Citrus Medica Limon - The mighty lemon
It is thought that lemon trees first grew in India, the Assam region to be precise and in northern Burma. There is some debate about exactly where they originated but there is evidence that Lemon trees have been cultivated in Assam for 2,500 years. The story of people how people used lemons in the west is missing many details, yet lemons moved from region to region and were grown extensively throughout history.
Lemons, as we know them, developed from a cross between two different fruits - the bitter orange and the citron. The citron is like a lemon, but it is larger, has less juice, and it’s rind is thicker. Regardless of how this hybridization occurred - whether humans orchestrated the cross or if it happened naturally - the world is better off for having the lemon.
Lemons have been used in Ayurveda as medicine and food for thousands of years. On the Indian subcontinent lemons are referred to as ‘Golden Apples’ and are used for prevention, for cleansing the system and as remedies for many complaints.
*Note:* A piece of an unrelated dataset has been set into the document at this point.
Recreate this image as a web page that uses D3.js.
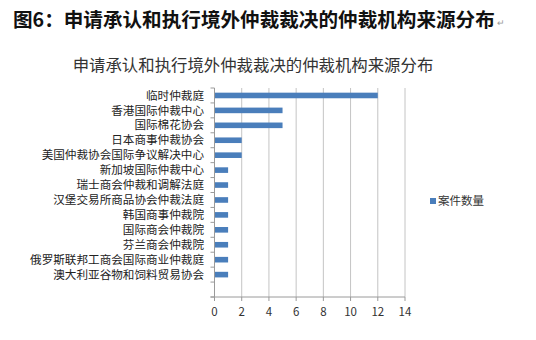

Traders spread the fruit from Asia to Persia to the coast of the Mediterranean and into Africa. Trees were cultivated in Egypt, Palestine and in Sumer and arrived in Europe after 100ce. The trees were brought to Europe by soldiers returning home from the Crusades. At this time in Europe and for quite a long span of time after, it was grown as an ornamental tree.
In Medieval Egypt - the 1100s - there is record of a drink, much like lemonade, called Qatarzimat that was a popular beverage in Cairo markets. The drink most likely developed further east, but it’s origins are unknown. The first mention of Europeans using lemons in cooking was in the 1400s. The first major cultivation of the tree was in Genoa around this time.
The fruit was important enough that Christopher Columbus brought Lemon seeds with him on his journey to Haiti. The tree was grown throughout the Spanish colonies. A Spanish explorer in the late 1490s made the connection between lemons and a reduction of scurvy. This connection was lost and regained repeatedly. It wasn’t until much later, 1747, that lemons and vitamin C were studied in the first controlled medical experiments and written about as a cure for scurvy. This discovery wasn't universally implemented until 1932 when Vitamin C was isolated.
Western science and medicine is beginning to catch up with the knowledge of Ayurveda. There have been well over 500 scientific studies into the benefits of lemons and lemon essential oil, and they confirm much if not all of what Ayurveda teaches about lemons.
Lemons must be hand picked, there are no machines used in harvesting and they must be dry at the time of harvest. They are sorted by color and size and then washed. Conventional fruit is coated with a fungicide, they are then cured - which means that they are stored - this curing period can correspond with the time they spend in shipment. It is during this curing period that they turn yellow. Conventional lemons are coated with wax before being shipped to market. Organic fruit aren’t coated with fungicide or with wax. Lemon peel is densely nutritious and the essential oil is cold pressed from the peel. The peel is the thin yellow outer layer of the fruit. Because of the chemical coatings, it is important when buying lemons for the peel as well as the fruit that you choose the organic version.
Lemons contain antioxidants in several forms - vitamin C, small amounts of vitamin A, and a compound called d-limonene which is being studied for its cancer fighting abilities.
Antioxidants neutralize free radicals, which are mutant atoms that cause a chain reaction in the cells. Free radicals steal electrons from cells in a process called oxidation. Cell development is stifled without oxygen and the presence of free radicals wreaks havoc on cell growth and health. Antioxidants effectively stop free radicals because they give the free radical one of their own electrons. This ends the chain reaction and the free radical hunt for an electron. Lemon reduces oxidative stress in the cells.
On the surface of the skin, Lemon acts as an astringent to tighten and tone the skin. The essential oil is an antibacterial and a purifying disinfectant. Lemon acts to heal blemishes and remove extra oil and impurities from the skin. It is thought to shrink pores.
Lemon lightens and brightens skin and can help reduce the appearance of dark circles under the eyes. Pure lemon juice or essential oil can bleach the skin and hair and should be used with caution especially when going into the sun.
Our Citrus & Fruit Acid Cleanser utilizes the astringent and pore tightening qualities of Lemon to gently cleanse the skin of impurities.
The astringent and toning qualities of Lemon combine with skin soothing Shea butter in our Shea, Vitamin E & Menthol Aftershave.
The Essential Oil - Lemon brings a clean scent to a room and for this reason, can be a key ingredient to homemade natural cleaners. The scent of Lemon has been found to improve concentration and enhance mood. The scent is thought to also improve digestion.